The Moroccan-Arabesque themed hotel, opened in 1925 is architecturally charming itself. Ooh, the ornate design of the tiles, lanterns, gates and doors here...ooh la la the bold rich red, yellow, orange, blues on the exterior and within the hotel- will make you think you're in Casablanca, or Fez.
Check it out: http://www.figueroahotel.com/pages/about02.html
939, S. Figueroa Street
near Staples Center
Fondest memory: drinking a few fruity spirits in the gorgeous lobby after work. Made for very happy hours!
There is a bad myth about L.A. It is said often that the city is not good for walking. I beg to differ! True, people are so dependent on cars here. This is evident on the jam-packed freeways and equally crowded streets. However, walking is quite common and convenient especially when in downtown.
On 5th, between Olive and Flower St, is especially nice for a stroll. This is where I have often begun my little trips in downtown because my bus stops around here.

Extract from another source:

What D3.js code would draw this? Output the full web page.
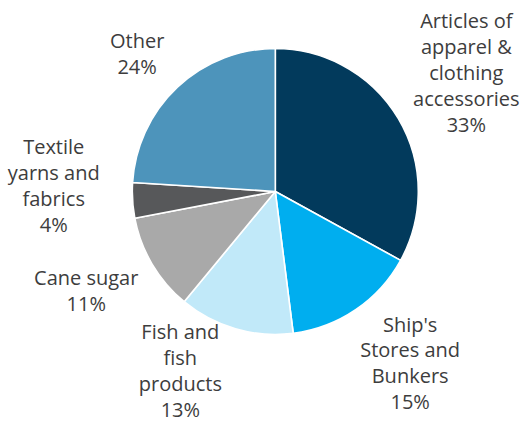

Along this street is Pershing Square , the Central Library (including Maguire Gardens park area adjacent), the historic One Bunker Hill building, Westin Bonadventure and Arco Plaza.
There is quite enough history just on this stretch of 5th St. itself, let alone other paths. I'll elaborate about these sometime soon!
One can explore latino (particularly Mexican) culture about everywhere in Los Angeles. Yet, going from downtown L.A. on Pico Ave is an especially interesting way to discover Latino life and culture.
Fondest memory: I love to capture murals like this one (along Pico). I happen to be on the bus when I snapped this one. The smeared look of this pic from the bus window adds an interesting effect of the image. It is that of an angel. The mural reads, " We are each of us angels with one wing. We can only fly embracing each other." There are so many murals, small and big, to count throughout the city.
Great websites for places to go in downtown L.A. with walking maps.
1. Civic Center (Cathedral, Music Center, Disney Hall, MOCA & Plaza, Bunker Steps, Library, Jewelry District)
2. Union Station/Olivera St. (across from Union Station)
3. Chinatown (near Olivera St.)
4. Little Tokyo
Ralph's Fresh Fare on 9th St
If you're staying in downtown L.A. for an extended time, you'll surely want to make coming here as an vital errand. As it stands now, this is the ONLY major chain supermarket in all of downtown. Fresh Fare is a high quality market in an emerging upscale part of town with an abundance of gourmet, organic and specialty grocery and misc items, as well as an on-site cleaners and fabulous deli and cafe with ample seating. The store is super clean and fancy. Come especially for the produce section. The fruit assortment is amazing. Surely, the prices here are quite costly in many cases but not all. On one occasion, I saw a toothbrush with a fancy Colgate or similar toothpaste advertised for only 98 cents! It helps to have the Ralph's club card to save but if just briefly in town, a shopper behind you may just lend his/her card or the clerk may swipe a a spare savings card as a courtesy .
Warning: Street parking is scarcse and sometimes risky here. One has to compete against residential parking across the market. There is a parking garage with validation as official market parking (90 min free parking). There are many car tow announcements in the store!